В день второго спектакля, утром, появился в «Последних новостях» критический отзыв о представлении, и шел я в театр предубежденный. Если «осудили», да еще такого хорошего писателя, значит, правда — дело плохо! <…> Я был приятно поражен <…>.
После первого акта — в публике недоумение: «Почему же говорили, что это плохо?.. Да нет, это совсем хорошо!»
Первый акт смотрели с неослабным интересом. Мастерские диалоги, отличная постановка, превосходное исполнение. Что за притча!.. После второго акта стало понятно, почему зрители разделились на два лагеря: замысел автора и его выполнение не могли не вызвать спора.

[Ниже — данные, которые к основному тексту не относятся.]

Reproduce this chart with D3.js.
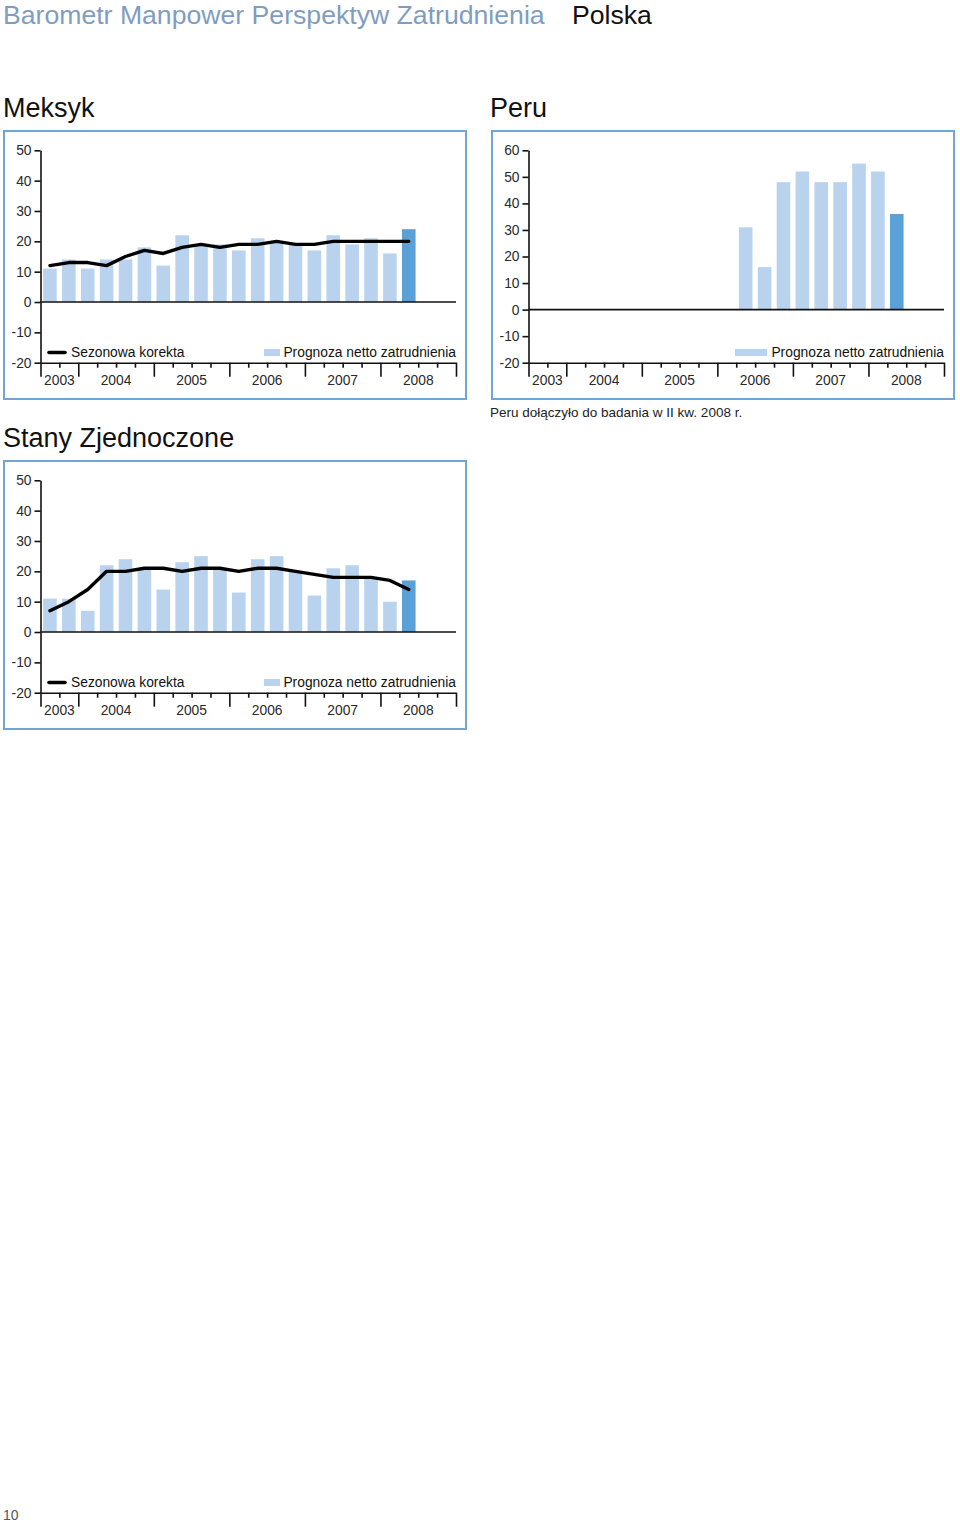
<!DOCTYPE html>
<html>
<head>
<meta charset="utf-8">
<script src="https://cdn.jsdelivr.net/npm/d3@7"></script>
<style>
  html, body { margin: 0; padding: 0; background: #fff; }
  svg { display: block; }
  text { font-family: "Liberation Sans", Arial, Helvetica, sans-serif; }
</style>
</head>
<body>
<svg id="page" width="960" height="1524"></svg>
<script>
// ---------- DATA ----------
const QUARTERS = [
  "2003 III","2003 IV",
  "2004 I","2004 II","2004 III","2004 IV",
  "2005 I","2005 II","2005 III","2005 IV",
  "2006 I","2006 II","2006 III","2006 IV",
  "2007 I","2007 II","2007 III","2007 IV",
  "2008 I","2008 II","2008 III","2008 IV"
];
const YEARS = ["2003","2004","2005","2006","2007","2008"];
const Y_TICKS_50 = [-20,-10,0,10,20,30,40,50];
const Y_TICKS_60 = [-20,-10,0,10,20,30,40,50,60];

const MEXICO_QUARTERS = QUARTERS.slice(0, 20);
const mexicoBars = [11,14,11,14,14,18,12,22,19,19,17,21,20,19,17,22,19,21,16,24];
const mexicoLine = [12,13,13,12,15,17,16,18,19,18,19,19,20,19,19,20,20,20,20,20];

const USA_QUARTERS = QUARTERS.slice(0, 20);
const usaBars = [11,11,7,22,24,21,14,23,25,21,13,24,25,20,12,21,22,18,10,17];
const usaLine = [7,10,14,20,20,21,21,20,21,21,20,21,21,20,19,18,18,18,17,14];

const PERU_QUARTERS = ["2006 II","2006 III","2006 IV","2007 I","2007 II","2007 III","2007 IV","2008 I","2008 II"];
const peruBars = [31,16,48,52,48,48,55,52,36];

const LATEST_QUARTER = "2008 II";

// ---------- STYLE ----------
const C_LIGHT = "#b9d3ee";
const C_DARK = "#5aa1d8";
const C_BORDER = "#6fa6d3";
const C_TITLE = "#7f9dbf";
const C_TEXT = "#2a2a2a";
const FS = 13.8;

const svg = d3.select("#page");

// header
const head = svg.append("text").attr("x", 3).attr("y", 24)
  .attr("font-size", 27).attr("fill", C_TITLE)
  .text("Barometr Manpower Perspektyw Zatrudnienia");
const hw = head.node().getComputedTextLength();
head.attr("font-size", 27 * 542 / hw);
svg.append("text").attr("x", 572).attr("y", 24)
  .attr("font-size", 27 * 542 / hw).attr("fill", "#111")
  .text("Polska");

// footer
svg.append("text").attr("x", 3).attr("y", 1520)
  .attr("font-size", 14).attr("fill", "#555").text("10");

function panel(opt) {
  const g = svg.append("g").attr("transform", `translate(${opt.ox},${opt.oy})`);

  // title
  g.append("text").attr("x", opt.titleX).attr("y", 117 - 130)
    .attr("font-size", 27).attr("fill", "#111").text(opt.title);

  // frame
  g.append("rect").attr("x", 4).attr("y", 1).attr("width", 462).attr("height", 268)
    .attr("fill", "none").attr("stroke", C_BORDER).attr("stroke-width", 2);

  const left = 40.5, right = 456;
  const yBottom = 232.7, yTop = 20.3;
  const y = d3.scaleLinear().domain([-20, opt.yMax]).range([yBottom, yTop]);
  const q = d3.scaleLinear().domain([0, QUARTERS.length]).range([left, right]);
  const x = d3.scaleBand().domain(QUARTERS).range([left, right])
    .paddingInner(0.28).paddingOuter(0.14);

  // bars
  g.append("g").selectAll("rect").data(opt.quarters.map((k, i) => ({k, v: opt.bars[i]})))
    .join("rect")
    .attr("x", d => x(d.k)).attr("width", x.bandwidth())
    .attr("y", d => y(Math.max(0, d.v)))
    .attr("height", d => Math.abs(y(d.v) - y(0)))
    .attr("fill", d => d.k === LATEST_QUARTER ? C_DARK : C_LIGHT);

  // zero line
  g.append("line").attr("x1", left).attr("x2", right)
    .attr("y1", y(0)).attr("y2", y(0))
    .attr("stroke", "#111").attr("stroke-width", 1.6);

  // y axis
  const ya = g.append("g").attr("transform", `translate(${left},0)`)
    .call(d3.axisLeft(y).tickValues(opt.yTicks).tickSize(6).tickSizeOuter(0).tickPadding(3)
      .tickFormat(d => String(d)));
  ya.selectAll("path, line").attr("stroke", "#111").attr("stroke-width", 1.6);
  ya.selectAll("text").attr("font-size", FS).attr("fill", C_TEXT)
    .attr("font-family", '"Liberation Sans", Arial, sans-serif');

  // x axis: quarter ticks, year boundary ticks
  const majors = [0, 2, 6, 10, 14, 18, 22];
  const minors = d3.range(0, 23).filter(i => !majors.includes(i));
  const xa = g.append("g").attr("transform", `translate(0,${yBottom})`);
  xa.call(d3.axisBottom(q).tickValues(majors).tickSize(14).tickSizeOuter(0).tickFormat(""));
  const xm = g.append("g").attr("transform", `translate(0,${yBottom})`);
  xm.call(d3.axisBottom(q).tickValues(minors).tickSize(5).tickSizeOuter(0).tickFormat(""));
  xm.select("path").remove();
  g.selectAll(".tick line, .domain").attr("stroke", "#111").attr("stroke-width", 1.6);
  // year labels
  const yearMid = YEARS.map((yr, i) => ({yr, c: (majors[i] + majors[i + 1]) / 2}));
  g.append("g").selectAll("text").data(yearMid).join("text")
    .attr("x", d => q(d.c)).attr("y", yBottom + 22.5)
    .attr("text-anchor", "middle").attr("font-size", FS).attr("fill", C_TEXT)
    .text(d => d.yr);

  // line
  if (opt.line) {
    const line = d3.line()
      .x((d, i) => x(opt.quarters[i]) + x.bandwidth() / 2)
      .y(d => y(d));
    g.append("path").datum(opt.line).attr("d", line)
      .attr("fill", "none").attr("stroke", "#000").attr("stroke-width", 3.4)
      .attr("stroke-linejoin", "round").attr("stroke-linecap", "round");

    // legend line
    g.append("line").attr("x1", 49).attr("x2", 65).attr("y1", 222.5).attr("y2", 222.5)
      .attr("stroke", "#000").attr("stroke-width", 3.6).attr("stroke-linecap", "round");
    g.append("text").attr("x", 71).attr("y", 227.3).attr("font-size", FS).attr("fill", "#111")
      .text("Sezonowa korekta");
  }
  // legend bar
  g.append("rect").attr("x", opt.swatchX).attr("y", 219).attr("width", opt.swatchW).attr("height", 7)
    .attr("fill", C_LIGHT);
  g.append("text").attr("x", 456).attr("y", 227.3).attr("text-anchor", "end")
    .attr("font-size", FS).attr("fill", "#111").text("Prognoza netto zatrudnienia");

  if (opt.note) {
    g.append("text").attr("x", 2).attr("y", 287).attr("font-size", 13.5).attr("fill", "#222")
      .text(opt.note);
  }
  return g;
}

panel({ ox: 0, oy: 130, title: "Meksyk", titleX: 3, yMax: 50, yTicks: Y_TICKS_50,
  quarters: MEXICO_QUARTERS, bars: mexicoBars, line: mexicoLine, swatchX: 264, swatchW: 16 });
panel({ ox: 488, oy: 130, title: "Peru", titleX: 2, yMax: 60, yTicks: Y_TICKS_60,
  quarters: PERU_QUARTERS, bars: peruBars, line: null, swatchX: 247, swatchW: 32,
  note: "Peru dołączyło do badania w II kw. 2008 r." });
panel({ ox: 0, oy: 460, title: "Stany Zjednoczone", titleX: 3, yMax: 50, yTicks: Y_TICKS_50,
  quarters: USA_QUARTERS, bars: usaBars, line: usaLine, swatchX: 264, swatchW: 16 });
</script>
</body>
</html>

Феноменальная трусость Трощейкина доводит его, а вслед за ним и жену, до кошмара, до полубредовых видений. Сквозь призму переживаемого героями страха, в карикатурно преувеличенном виде, с обычными чертами их характеров, но доведенными до чудовищно-нелепых размеров, представлены гости. Это было очень хорошо сделано, ловко сыграно и вызывало взрывы хохота в публике. Разумеется, не все в зрительном зале освоились с внезапным переходом, и не всё звучало убедительно. Почему у любовника Любы вдруг выросли длинные, как иглы, усы и в петлице появился какой-то невероятный цветок, величиной с тарелку, а ведет он себя точно так, как в первом акте<?>. Почему, когда свет слабеет на сцене, а бред Трощейкина достигает пароксизма, появляется, как Мефистофель, страшная фигура Щели, и испуганный художник, показывая на гостей в полутьме, говорит: «Мы здесь одни. Эти рожи я сам намалевал»? По пьесе, кажется, тут, правда, опускается посреди сцены занавес с намалеванными рожами… По техническим условиям, наш театр сделать этого, очевидно, не мог.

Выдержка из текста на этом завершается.